start
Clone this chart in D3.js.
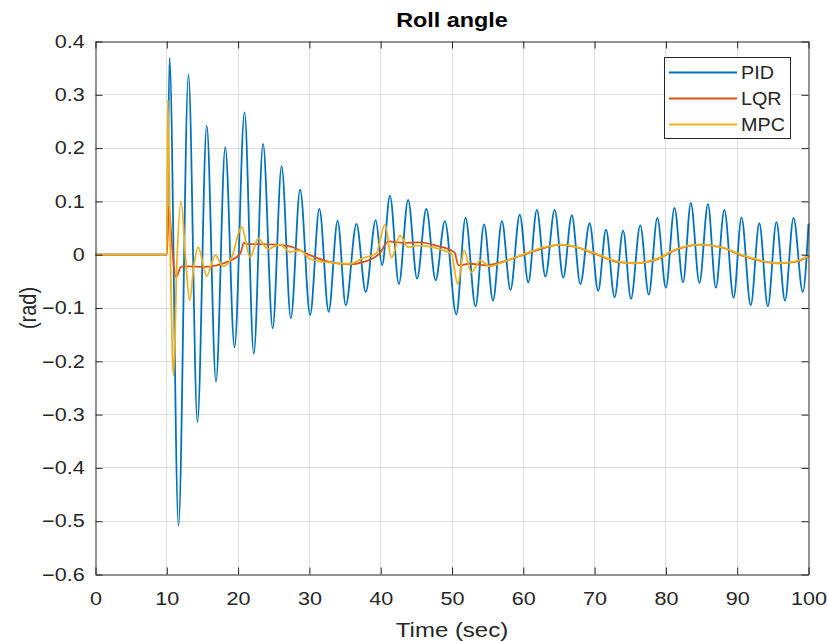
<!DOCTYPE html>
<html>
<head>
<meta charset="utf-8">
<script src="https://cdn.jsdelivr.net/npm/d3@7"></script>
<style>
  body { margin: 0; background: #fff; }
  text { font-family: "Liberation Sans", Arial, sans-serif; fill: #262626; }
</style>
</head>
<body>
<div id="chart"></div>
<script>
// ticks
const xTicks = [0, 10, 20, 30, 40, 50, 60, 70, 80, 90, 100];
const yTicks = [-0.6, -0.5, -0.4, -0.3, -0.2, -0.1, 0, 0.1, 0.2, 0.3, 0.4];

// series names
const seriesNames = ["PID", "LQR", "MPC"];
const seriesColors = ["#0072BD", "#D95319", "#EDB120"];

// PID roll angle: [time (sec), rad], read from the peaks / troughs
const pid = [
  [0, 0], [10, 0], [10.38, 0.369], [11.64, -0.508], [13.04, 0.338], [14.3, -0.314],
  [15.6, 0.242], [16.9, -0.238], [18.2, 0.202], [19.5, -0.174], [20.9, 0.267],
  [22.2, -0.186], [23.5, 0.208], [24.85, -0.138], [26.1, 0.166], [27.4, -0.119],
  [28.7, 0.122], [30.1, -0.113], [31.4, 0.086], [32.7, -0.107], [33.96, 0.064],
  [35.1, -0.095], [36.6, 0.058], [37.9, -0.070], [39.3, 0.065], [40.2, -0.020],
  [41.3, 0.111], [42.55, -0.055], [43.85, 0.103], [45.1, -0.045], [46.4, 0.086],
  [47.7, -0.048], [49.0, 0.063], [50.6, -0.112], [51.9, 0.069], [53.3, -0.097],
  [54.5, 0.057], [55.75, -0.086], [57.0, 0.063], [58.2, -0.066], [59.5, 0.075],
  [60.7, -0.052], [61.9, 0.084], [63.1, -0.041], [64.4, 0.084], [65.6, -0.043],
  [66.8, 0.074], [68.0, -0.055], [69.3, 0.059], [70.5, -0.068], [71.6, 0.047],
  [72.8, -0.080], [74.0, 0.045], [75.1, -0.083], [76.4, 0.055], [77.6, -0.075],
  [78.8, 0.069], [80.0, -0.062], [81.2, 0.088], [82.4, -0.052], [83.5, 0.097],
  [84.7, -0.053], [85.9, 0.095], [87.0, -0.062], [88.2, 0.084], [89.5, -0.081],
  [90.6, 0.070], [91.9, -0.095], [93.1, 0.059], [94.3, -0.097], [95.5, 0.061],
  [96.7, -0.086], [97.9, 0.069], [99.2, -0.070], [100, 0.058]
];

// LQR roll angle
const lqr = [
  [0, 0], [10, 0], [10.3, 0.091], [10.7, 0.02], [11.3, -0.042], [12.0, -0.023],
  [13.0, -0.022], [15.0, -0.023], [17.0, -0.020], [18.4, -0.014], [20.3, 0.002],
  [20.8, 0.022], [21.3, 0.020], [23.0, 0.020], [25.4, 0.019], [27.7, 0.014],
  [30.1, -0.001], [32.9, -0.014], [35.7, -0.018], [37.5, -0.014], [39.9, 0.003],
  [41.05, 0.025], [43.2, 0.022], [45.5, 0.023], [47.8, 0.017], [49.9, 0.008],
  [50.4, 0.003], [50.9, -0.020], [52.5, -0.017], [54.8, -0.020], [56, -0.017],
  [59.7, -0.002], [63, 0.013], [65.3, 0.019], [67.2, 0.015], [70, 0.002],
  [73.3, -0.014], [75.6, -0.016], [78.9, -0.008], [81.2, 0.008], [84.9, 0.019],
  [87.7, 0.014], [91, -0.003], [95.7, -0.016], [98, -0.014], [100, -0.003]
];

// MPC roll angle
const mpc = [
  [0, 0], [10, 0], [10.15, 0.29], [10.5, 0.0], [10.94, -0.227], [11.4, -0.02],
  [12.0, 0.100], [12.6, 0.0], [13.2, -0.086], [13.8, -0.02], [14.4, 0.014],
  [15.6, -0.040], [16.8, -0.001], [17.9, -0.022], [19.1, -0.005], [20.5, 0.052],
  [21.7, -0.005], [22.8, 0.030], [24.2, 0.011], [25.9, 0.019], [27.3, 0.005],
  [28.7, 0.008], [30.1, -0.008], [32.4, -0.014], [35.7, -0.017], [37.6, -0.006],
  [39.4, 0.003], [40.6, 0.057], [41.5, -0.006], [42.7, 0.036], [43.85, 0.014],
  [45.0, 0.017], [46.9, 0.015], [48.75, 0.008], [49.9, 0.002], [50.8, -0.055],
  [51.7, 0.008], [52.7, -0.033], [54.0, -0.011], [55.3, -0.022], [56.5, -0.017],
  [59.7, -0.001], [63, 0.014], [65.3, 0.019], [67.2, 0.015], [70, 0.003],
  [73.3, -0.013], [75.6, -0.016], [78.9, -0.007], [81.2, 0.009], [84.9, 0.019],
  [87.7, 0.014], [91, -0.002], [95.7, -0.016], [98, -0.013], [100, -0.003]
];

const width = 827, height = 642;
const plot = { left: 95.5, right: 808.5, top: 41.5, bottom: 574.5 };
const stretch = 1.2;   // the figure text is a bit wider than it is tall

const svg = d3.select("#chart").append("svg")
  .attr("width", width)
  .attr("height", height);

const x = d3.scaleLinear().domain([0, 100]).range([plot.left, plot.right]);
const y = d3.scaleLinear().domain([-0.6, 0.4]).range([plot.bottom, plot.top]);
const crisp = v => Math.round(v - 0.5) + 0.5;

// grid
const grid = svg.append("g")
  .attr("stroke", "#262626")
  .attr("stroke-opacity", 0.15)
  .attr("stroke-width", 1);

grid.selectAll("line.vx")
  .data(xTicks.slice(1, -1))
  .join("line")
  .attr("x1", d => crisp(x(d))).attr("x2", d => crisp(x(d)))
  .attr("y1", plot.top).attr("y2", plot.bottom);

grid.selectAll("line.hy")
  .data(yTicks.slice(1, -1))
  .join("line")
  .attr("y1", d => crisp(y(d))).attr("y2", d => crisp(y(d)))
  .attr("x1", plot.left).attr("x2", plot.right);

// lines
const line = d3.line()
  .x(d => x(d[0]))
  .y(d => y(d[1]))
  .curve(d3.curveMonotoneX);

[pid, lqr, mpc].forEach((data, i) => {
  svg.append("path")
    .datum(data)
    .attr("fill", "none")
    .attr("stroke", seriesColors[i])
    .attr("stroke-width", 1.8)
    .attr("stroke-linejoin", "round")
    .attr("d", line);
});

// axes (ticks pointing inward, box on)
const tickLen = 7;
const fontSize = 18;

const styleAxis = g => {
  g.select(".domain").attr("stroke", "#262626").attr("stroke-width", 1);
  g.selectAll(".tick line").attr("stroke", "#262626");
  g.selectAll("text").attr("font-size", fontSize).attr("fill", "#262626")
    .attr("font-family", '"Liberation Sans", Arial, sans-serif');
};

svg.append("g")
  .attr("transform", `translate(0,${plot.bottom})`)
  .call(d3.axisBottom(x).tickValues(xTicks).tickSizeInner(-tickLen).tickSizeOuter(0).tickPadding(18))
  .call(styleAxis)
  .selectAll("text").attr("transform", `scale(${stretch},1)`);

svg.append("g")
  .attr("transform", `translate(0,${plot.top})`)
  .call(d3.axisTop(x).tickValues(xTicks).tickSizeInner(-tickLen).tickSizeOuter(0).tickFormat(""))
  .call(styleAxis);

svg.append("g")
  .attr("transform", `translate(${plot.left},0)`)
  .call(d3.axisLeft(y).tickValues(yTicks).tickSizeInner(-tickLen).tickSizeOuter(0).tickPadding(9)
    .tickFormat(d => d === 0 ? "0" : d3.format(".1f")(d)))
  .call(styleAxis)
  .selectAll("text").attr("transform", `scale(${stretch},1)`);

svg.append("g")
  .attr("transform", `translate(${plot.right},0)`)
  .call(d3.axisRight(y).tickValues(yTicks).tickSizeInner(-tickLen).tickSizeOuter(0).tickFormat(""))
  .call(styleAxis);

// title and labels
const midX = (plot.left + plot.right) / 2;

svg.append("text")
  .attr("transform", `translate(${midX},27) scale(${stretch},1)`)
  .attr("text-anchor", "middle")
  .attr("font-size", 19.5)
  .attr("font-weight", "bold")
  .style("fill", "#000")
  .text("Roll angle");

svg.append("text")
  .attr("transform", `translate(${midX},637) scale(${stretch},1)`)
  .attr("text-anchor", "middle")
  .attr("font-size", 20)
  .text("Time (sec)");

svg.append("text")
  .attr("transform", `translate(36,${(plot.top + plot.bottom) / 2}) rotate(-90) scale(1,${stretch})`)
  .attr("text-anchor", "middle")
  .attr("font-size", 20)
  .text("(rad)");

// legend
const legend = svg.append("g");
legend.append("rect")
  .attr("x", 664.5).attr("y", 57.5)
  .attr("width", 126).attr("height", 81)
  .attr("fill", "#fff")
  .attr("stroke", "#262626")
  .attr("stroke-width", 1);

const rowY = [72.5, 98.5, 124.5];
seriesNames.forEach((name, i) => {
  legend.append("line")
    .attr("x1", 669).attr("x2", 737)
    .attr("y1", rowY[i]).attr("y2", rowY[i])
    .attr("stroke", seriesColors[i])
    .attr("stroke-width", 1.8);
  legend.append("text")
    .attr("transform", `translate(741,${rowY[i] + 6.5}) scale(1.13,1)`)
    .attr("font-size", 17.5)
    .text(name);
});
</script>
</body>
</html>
end
• _PROBLEM DESCRIPTION_
Find how many lines include the string "chart" and report that number alone.

• _RESULT OF THE EXERCISE_
3